I am trying to understand why adding id in the last line of the sequence below removes the monadic aspect:
Prelude> :t id
id :: a -> a
Prelude> :t Control.Monad.liftM2
Control.Monad.liftM2
:: Monad m => (a1 -> a2 -> r) -> m a1 -> m a2 -> m r
Prelude> :t (==)
(==) :: Eq a => a -> a -> Bool
Prelude> :t Control.Monad.liftM2 (==)
Control.Monad.liftM2 (==)
:: (Monad m, Eq a) => m a -> m a -> m Bool
Prelude> :t Control.Monad.liftM2 (==) id
Control.Monad.liftM2 (==) id :: Eq a => (a -> a) -> a -> Bool
Prelude>
How does adding id :: a -> a change the signature in the way it does in the last line ?
You’re fixing the type to a particular Monad instance, namely the “function reader” monad (instance Monad ((->) a)).
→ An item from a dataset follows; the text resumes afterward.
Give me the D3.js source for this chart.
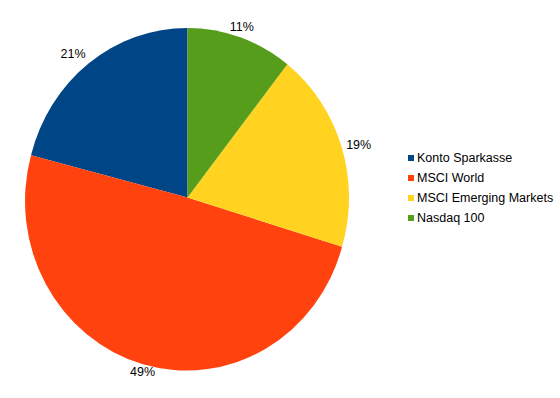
<!DOCTYPE html>
<html><head><meta charset="utf-8">
<script src="https://cdn.jsdelivr.net/npm/d3@7"></script>
<style>html,body{margin:0;padding:0;background:#fff;}svg{display:block;font-family:"Liberation Sans",Arial,sans-serif;}</style>
</head><body>
<script>
const categories = ["Konto Sparkasse", "MSCI World", "MSCI Emerging Markets", "Nasdaq 100"];
const values = [21.0, 49.3, 19.1, 10.6];
const colors = ["#004586", "#ff420e", "#ffd320", "#579d1c"];

const W = 560, H = 398;
const cx = 187.5, cy = 197.5, rx = 161.5, ry = 169.5;
const svg = d3.select("body").append("svg").attr("width", W).attr("height", H);

const data = categories.map((c, i) => ({name: c, value: values[i], color: colors[i]}));
// Counter-clockwise from 12 o'clock
const pie = d3.pie().value(d => d.value).sort(null).startAngle(0).endAngle(-2 * Math.PI);
const arcs = pie(data);
const arc = d3.arc().innerRadius(0).outerRadius(1);

const g = svg.append("g").attr("transform", `translate(${cx},${cy}) scale(${rx},${ry})`);
g.selectAll("path").data(arcs).join("path")
  .attr("d", arc).attr("fill", d => d.data.color);

const total = d3.sum(values);
const fmt = v => Math.round(v / total * 100) + "%";
const lf = 1.03;
arcs.forEach(a => {
  const m = (a.startAngle + a.endAngle) / 2;
  const s = Math.sin(m), c = Math.cos(m);
  const px = cx + lf * rx * s, py = cy - lf * ry * c;
  let anchor = "middle";
  if (Math.abs(s) > 0.4) anchor = s > 0 ? "start" : "end";
  let dy = 0;
  if (Math.abs(c) > 0.4) dy = c > 0 ? -6 : 6;
  svg.append("text").attr("x", px).attr("y", py + dy)
    .attr("text-anchor", anchor).attr("dominant-baseline", "central")
    .attr("font-size", 12.5).attr("fill", "#000").text(fmt(a.data.value));
});

const leg = svg.append("g");
data.forEach((d, i) => {
  const y = 158 + i * 20;
  leg.append("rect").attr("x", 408).attr("y", y - 3).attr("width", 6).attr("height", 6).attr("fill", d.color);
  leg.append("text").attr("x", 417).attr("y", y).attr("dominant-baseline", "central")
    .attr("font-size", 12.5).attr("fill", "#000").text(d.name);
});
</script>
</body></html>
id :: a -> a and you are attempting to use it as an argument to a parameter of type m a, so:
m a ~ a -> a
m a ~ (->) a a
m a ~ ((->) a) a
m ~ (->) a
a ~ a
The remainder of the signature is:
m a -> m Bool
And since m ~ (->) a, the resulting type is:
(->) a a -> (->) a Bool
(a -> a) -> (a -> Bool)
(a -> a) -> a -> Bool
(Plus the Eq a constraint from the use of ==.)
This is useful in pointfree code, particularly using the Applicative instance, since you can implicitly “spread” the argument of a function to subcomputations:
nextThree = (,,) <$> (+ 1) <*> (+ 2) <*> (+ 3)
-- or
nextThree = liftA3 (,,) (+ 1) (+ 2) (+ 3)
nextThree 5 == (6, 7, 8)
uncurry' f = f <$> fst <*> snd
-- or
uncurry' f = liftA2 f fst snd
uncurry' (+) (1, 2) == 3